No More QA: Yahoo's Tech Leaders Say Engineers Are Better Off Coding With No Net (ieee.org)
Tekla Perry writes: A year ago Yahoo eliminated its test and quality assurance team, as part of project Warp Drive, its move to continuous delivery of code. The shift wasn't easy, Yahoo tech execs say, and required some "tough parenting." But the result has been fewer errors because "when you have humans everywhere, checking this, checking that, they add so much human error into the chain that, when you take them out, even if you fail sometimes, overall you are doing better." And the pain wasn't as great as expected. Yahoo's chief architect and SVP of science and technology discuss the transition.
Did you get through TFS? The claim is that overall errors have been reduced but not eliminated.
He could be lying, but if that's the counterclaim, then show some evidence for it.
My God, it's Full of Source!
OUTSIDE_IP=$(dig +short my.ip @outsideip.net)
Where are my mod points? TDD is not the elimination of test and quality assurance, it's the procedualization / automation of it - along with driving it further forward in the product development cycle.
To do TDD, you need less (or no) QA people at the end, and more QA work in early development. If you choose to do this by firing the QA department, you probably are getting your product to market slower. If, instead, you transition the frustrated programmers who have been stuck in QA since graduating into design, implementation, and maintenance of automated tests for the project, you're probably winning big.
While 100% was hyperbole, I think the point stands: if you remove QA then the number of *known* issues is going to go down. Whether your number of *actual* issues go down it's another matter.
I view this as the nightmare scenario, management hears words like automated testing as part of CI and then assumes automation has taken care of everything and they don't need the QA people. When the QA people's input into the issue tracker goes away, the numbers of issues in the graphs go down. Management gives themselves a pat on the back as a problematic metric has improved, without too much thought as to why.
XML is like violence. If it doesn't solve the problem, use more.
I very much doubt that they were smart enough to begin the transition to TDD before they eliminated their QA department.
I worked quality assurance at a very-much test level without really delving into code. Programmers can be effin' stupid at times. I was testing daemons for communications protocols. I took four approaches.

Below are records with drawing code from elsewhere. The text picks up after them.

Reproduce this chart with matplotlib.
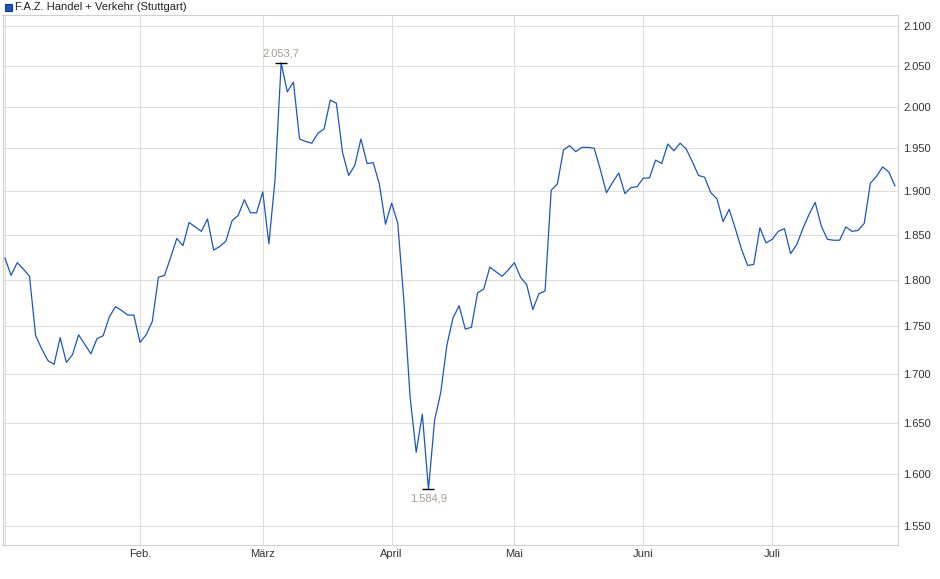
import matplotlib
matplotlib.use('Agg')
import matplotlib.pyplot as plt
from matplotlib.patches import Rectangle
from matplotlib.ticker import FixedLocator, FuncFormatter, NullLocator

# Tagesschlusskurse (Handelstage ab 2. Januar)
werte = [
    1824, 1805, 1819, 1812, 1804, 1740, 1726, 1714, 1710, 1738,
    1712, 1720, 1741, 1731, 1721, 1737, 1740, 1760, 1771, 1767,
    1762, 1762, 1733, 1741, 1755, 1803, 1805, 1825, 1846, 1838,
    1864, 1859, 1854, 1868, 1833, 1837, 1843, 1866, 1872, 1890,
    1875, 1875, 1899, 1840, 1913, 2053.7, 2018, 2030, 1961, 1958,
    1956, 1968, 1973, 2008, 2004, 1945, 1918, 1930, 1961, 1932,
    1933, 1908, 1862, 1886, 1863, 1777, 1677, 1621, 1659, 1584.9,
    1653, 1681, 1730, 1759, 1772, 1747, 1749, 1786, 1790, 1814,
    1809, 1804, 1811, 1819, 1803, 1795, 1768, 1785, 1788, 1901,
    1908, 1948, 1953, 1946, 1951, 1951, 1950, 1925, 1898, 1910,
    1921, 1897, 1904, 1905, 1915, 1915, 1936, 1932, 1955, 1947,
    1956, 1949, 1934, 1918, 1916, 1898, 1891, 1865, 1879, 1857,
    1834, 1816, 1817, 1858, 1841, 1845, 1854, 1857, 1829, 1839,
    1857, 1873, 1887, 1860, 1845, 1844, 1844, 1859, 1854, 1855,
    1863, 1909, 1917, 1928, 1922, 1906,
]
monate = ['Feb.', 'März', 'April', 'Mai', 'Juni', 'Juli']
monat_index = [22, 42, 63, 83, 104, 125]
y_ticks = [1550, 1600, 1650, 1700, 1750, 1800, 1850, 1900, 1950, 2000, 2050, 2100]

plt.rcParams['font.family'] = ['Liberation Sans', 'DejaVu Sans']

fig = plt.figure(figsize=(9.4, 5.79), dpi=100)
ax = fig.add_axes([2.5 / 940, 1 - 545 / 579, 895.5 / 940, 530 / 579])

x = list(range(len(werte)))
ax.plot(x, werte, color='#1a56c4', linewidth=0.9, zorder=3)

ax.set_yscale('log')
ax.set_ylim(1532.2, 2114.5)
ax.set_xlim(-0.4, 145.5)

ax.yaxis.set_major_locator(FixedLocator(y_ticks))
ax.yaxis.set_minor_locator(NullLocator())
ax.yaxis.set_major_formatter(FuncFormatter(lambda v, p: f'{v:,.0f}'.replace(',', '.')))
ax.yaxis.tick_right()
ax.set_xticks(monat_index)
ax.set_xticklabels(monate)
ax.set_xticks([0], minor=True)

ax.grid(True, which='both', color='#dddddd', linewidth=0.8, zorder=0)
ax.tick_params(axis='both', which='both', length=0, labelsize=8, colors='#333333')
ax.tick_params(axis='y', pad=4)
ax.tick_params(axis='x', pad=3)

for s in ax.spines.values():
    s.set_color('#d0d0d0')
    s.set_linewidth(0.8)

# Hoch und Tief markieren
i_max = werte.index(max(werte))
i_min = werte.index(min(werte))
ax.plot([i_max], [werte[i_max]], marker='_', markersize=8, color='black', mew=1.0, zorder=4)
ax.plot([i_min], [werte[i_min]], marker='_', markersize=8, color='black', mew=1.0, zorder=4)
ax.annotate('2.053,7', (i_max, werte[i_max]), xytext=(0, 3), textcoords='offset points',
            ha='center', va='bottom', fontsize=8, color='#a89c8e')
ax.annotate('1.584,9', (i_min, werte[i_min]), xytext=(0, -3), textcoords='offset points',
            ha='center', va='top', fontsize=8, color='#a89c8e')

# Legende oben links
fig.patches.append(Rectangle((5 / 940, 1 - 11 / 579), 7 / 940, 7 / 579,
                             transform=fig.transFigure, facecolor='#1a56c4',
                             edgecolor='#1a3a80', linewidth=0.8))
fig.text(15 / 940, 1 - 6.5 / 579, 'F.A.Z. Handel + Verkehr (Stuttgart)',
         fontsize=8, color='#222222', va='center', ha='left')

plt.savefig('out.png', dpi=100)
plt.close(fig)
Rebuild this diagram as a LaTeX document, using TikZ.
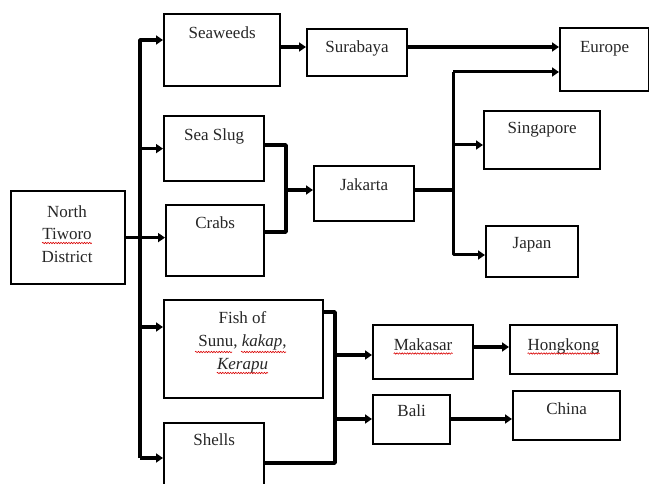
\documentclass[tikz,border=0pt]{standalone}
\usepackage{fontspec}
\setmainfont{Liberation Serif}
\usetikzlibrary{arrows.meta,decorations.pathmorphing}
\newcommand\mybox[5]{\node[box, minimum width={#4-#2}, minimum height={#5-#3}] (#1) at (#2,#3) {};}
\tikzset{
  box/.style={draw, line width=2.2pt, inner sep=0pt, anchor=north west},
  txt/.style={inner sep=0pt, anchor=base, font=\fontsize{17}{22.5}\selectfont, text=black!85},
  ln/.style={line width=3.4pt, line join=round},
  arr/.style={ln, -{Triangle[length=7pt,width=9pt]}},
  squig/.style={red!85!black, line width=0.6pt, decorate, decoration={snake, amplitude=0.7pt, segment length=2.6pt}},
}
\begin{document}
\begin{tikzpicture}[x=1pt,y=-1pt]
\clip (0,0) rectangle (649,484);
\useasboundingbox (0,0) rectangle (649,484);
% boxes
\mybox{ntd}{10}{190}{124}{283}
\mybox{sw}{163}{13}{279}{85}
\mybox{ss}{163}{115}{263}{180}
\mybox{cr}{165}{204}{263}{275}
\mybox{fish}{163}{299}{322}{397}
\mybox{sh}{163}{422}{263}{500}
\mybox{sur}{306}{28}{406}{75}
\mybox{eu}{559}{27}{648}{90}
\mybox{sg}{483}{110}{599}{168}
\mybox{jk}{313}{165}{413}{220}
\mybox{jp}{485}{225}{577}{276}
\mybox{mk}{372}{324}{472}{378}
\mybox{hk}{509}{324}{616}{373}
\mybox{bl}{372}{394}{449}{443}
\mybox{cn}{512}{390}{619}{439}
% texts
\node[txt] (ntd-t1) at (67,217.5) {North};
\node[txt] (ntd-t2) at (67,240) {Tiworo};
\node[txt] (ntd-t3) at (67,262.5) {District};
\node[txt] (fish-t1) at (242.5,323.5) {Fish of};
\node[txt] (fish-t2) at (242.5,346.5) {Sunu, \emph{kakap},};
\node[txt] (fish-t3) at (242.5,370) {\emph{Kerapu}};
\node[txt] (sw-t) at ([yshift=-25.5pt]sw.north) {Seaweeds};
\node[txt] (ss-t) at ([yshift=-25.5pt]ss.north) {Sea Slug};
\node[txt] (cr-t) at ([yshift=-24.5pt]cr.north) {Crabs};
\node[txt] (sh-t) at ([yshift=-23.5pt]sh.north) {Shells};
\node[txt] (sur-t) at ([yshift=-24.5pt]sur.north) {Surabaya};
\node[txt] (eu-t) at ([yshift=-25.5pt]eu.north) {Europe};
\node[txt] (sg-t) at ([yshift=-23.5pt]sg.north) {Singapore};
\node[txt] (jk-t) at ([yshift=-25.5pt]jk.north) {Jakarta};
\node[txt] (jp-t) at ([yshift=-23.5pt]jp.north) {Japan};
\node[txt] (mk-t) at ([yshift=-26.5pt]mk.north) {Makasar};
\node[txt] (hk-t) at ([yshift=-26.5pt]hk.north) {Hongkong};
\node[txt] (bl-t) at ([yshift=-22.5pt]bl.north) {Bali};
\node[txt] (cn-t) at ([yshift=-24.5pt]cn.north) {China};
% spell-check underlines
\draw[squig] ([yshift=-3pt]ntd-t2.base west) -- ([yshift=-3pt]ntd-t2.base east);
\draw[squig] ([yshift=-3pt]mk-t.base west) -- ([yshift=-3pt]mk-t.base east);
\draw[squig] ([yshift=-3pt]hk-t.base west) -- ([yshift=-3pt]hk-t.base east);
\draw[squig] ([yshift=-3pt]fish-t3.base west) -- ([yshift=-3pt]fish-t3.base east);
\coordinate (u1) at (195,352);
\coordinate (u2) at (232,352);
\coordinate (u3) at (241,352);
\coordinate (u4) at (286,352);
\draw[squig] (u1) -- (u2);
\draw[squig] (u3) -- (u4);
% junction coordinates
\coordinate (tr) at (140,0);
\coordinate (tA) at (140,40);
\coordinate (tB) at (140,327);
\coordinate (tE) at (140,458);
\coordinate (r1) at (0,47);
\coordinate (j1) at (286,145);
\coordinate (j2) at (286,232);
\coordinate (j3) at (286,190);
\coordinate (k0) at (453,190);
\coordinate (k1) at (453,72);
\coordinate (k2) at (453,145);
\coordinate (k3) at (453,255);
\coordinate (m0) at (335,312);
\coordinate (m1) at (335,355);
\coordinate (m2) at (335,419);
\coordinate (m3) at (335,463);
\coordinate (r5) at (0,347);
\coordinate (r6) at (0,419);
% connectors
\draw[arr] (ntd.east) -- (cr.west |- ntd.east);
\draw[arr] (tE) -- (tA) -- (sw.west |- tA);
\draw[arr] (tr |- ss.west) -- (ss.west);
\draw[arr] (tB) -- (fish.west |- tB);
\draw[arr] (tE) -- (sh.west |- tE);
\draw[arr] (sw.east |- r1) -- (sur.west |- r1);
\draw[arr, line width=4.4pt] (sur.east |- r1) -- (eu.west |- r1);
\draw[ln] (ss.east |- j1) -- (j1) -- (j2) -- (cr.east |- j2);
\draw[arr] (j3) -- (jk.west |- j3);
\draw[ln, line width=4pt] (jk.east |- k0) -- (k0);
\draw[arr, line width=3pt] (k1) -- (k3) -- (jp.west |- k3);
\draw[arr, line width=3pt] (k1) -- (eu.west |- k1);
\draw[arr, line width=3pt] (k2) -- (sg.west |- k2);
\draw[ln] (fish.east |- m0) -- (m0) -- (m3) -- (sh.east |- m3);
\draw[arr] (m1) -- (mk.west |- m1);
\draw[arr] (m2) -- (bl.west |- m2);
\draw[arr] (mk.east |- r5) -- (hk.west |- r5);
\draw[arr] (bl.east |- r6) -- (cn.west |- r6);
\end{tikzpicture}
\end{document}
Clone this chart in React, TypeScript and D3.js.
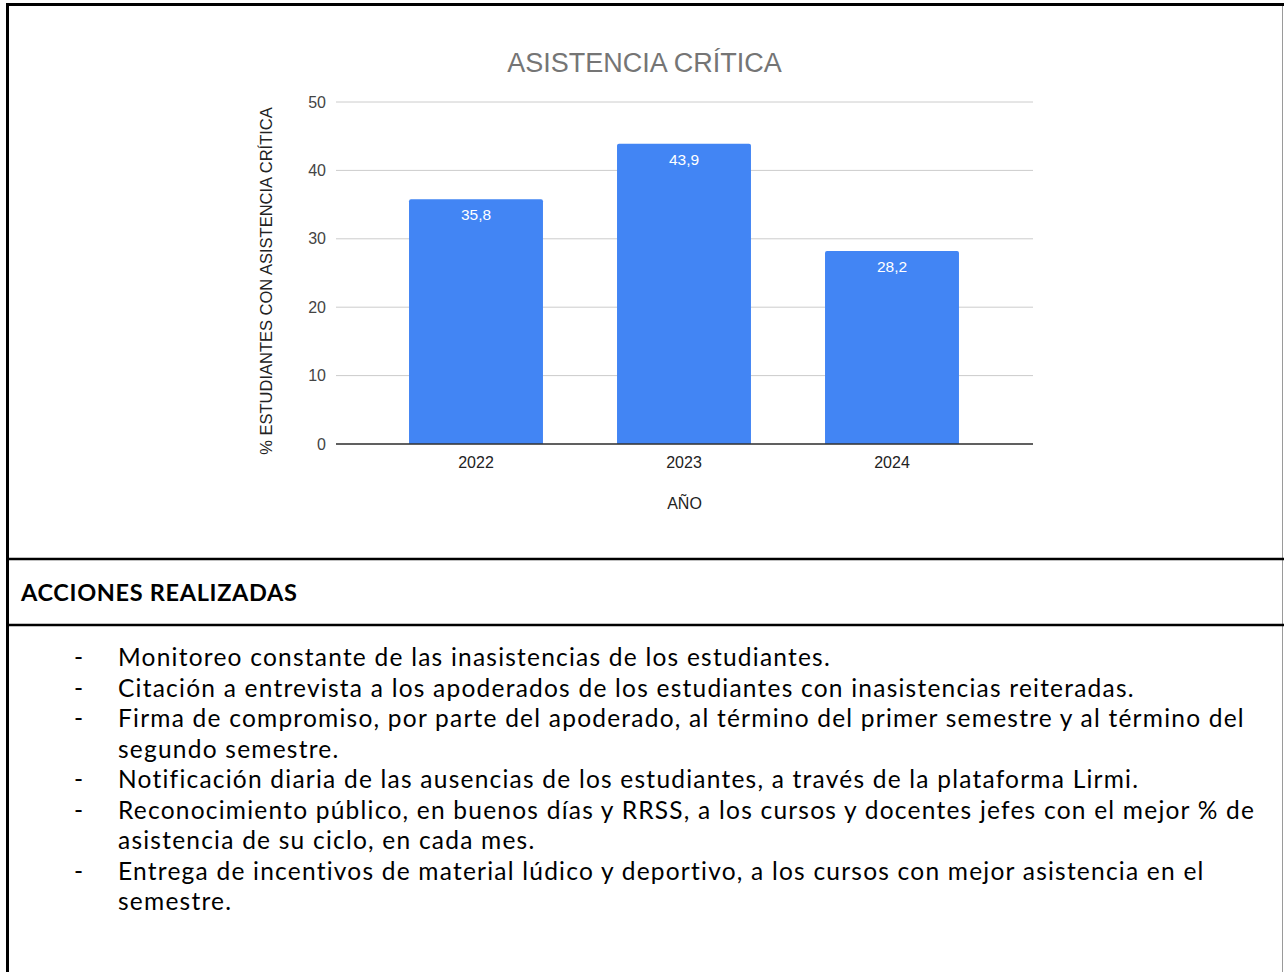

Verify that it does what it's supposed to do per RFC. Investigate the behavior when confronted with stale RFCs. Investigate the behavior when it's confronted with non-RFC input that is commonly available in end-user applications (ie, non-malicious incorrect use), and investigate the behavior when malicious intent is used. I can tell you that programmers working on these protocols wrote them to current-RFC only and that they were quite upset when testing obsolete commands from previous versions of RFC broke things, or when the third-party applications sent stuff to the daemons and broke them. I would have been understanding if the software had failed gracefully, with a warning or a 500 code or the like, but when sending obsolete POP3 commands to a POP3 daemon causes it to crash hard, or when encoding an attachment with Mac BinHex instead of MIME makes it crash, both of which were user-selectable options in then-popular Eudora (the client that the company itself used) then there's a big problem. I didn't even have to get to the level of malicious testing things were so bad.
The point of a good quality assurance tester is to concoct out-of-the-box but plausible tests to try to break it. It has a lot in common with Security; it requires a degree of white-hat maliciousness and a need to use other kinds of experiences from other disciplines to devise the scenarios to use. It also requires the tester to have good communications skills as they may have to work to convince the development team that what they've found actually is a problem and being too antisocial or too introverted might not get problems corrected even if they are important and are discovered.
Yahoo is doing a hell of a job in convincing me that they're really not worth paying attention to anymore. They are taking a position that is risky and is arguably excessively risky relative to the size and position of the company.
Do not look into laser with remaining eye.
He could be lying, but if that's the counterclaim, then show some evidence for it.
I hold in my hand a bag containing a small, living, pink unicorn.
What do you say? I'm lying? Well, if that's the counterclaim, then show some evidence for it.
What do you say? You can't look in the bag? Well, my point exactly.
The claim is that overall errors have been reduced but not eliminated.
But with zero testing, how would they know?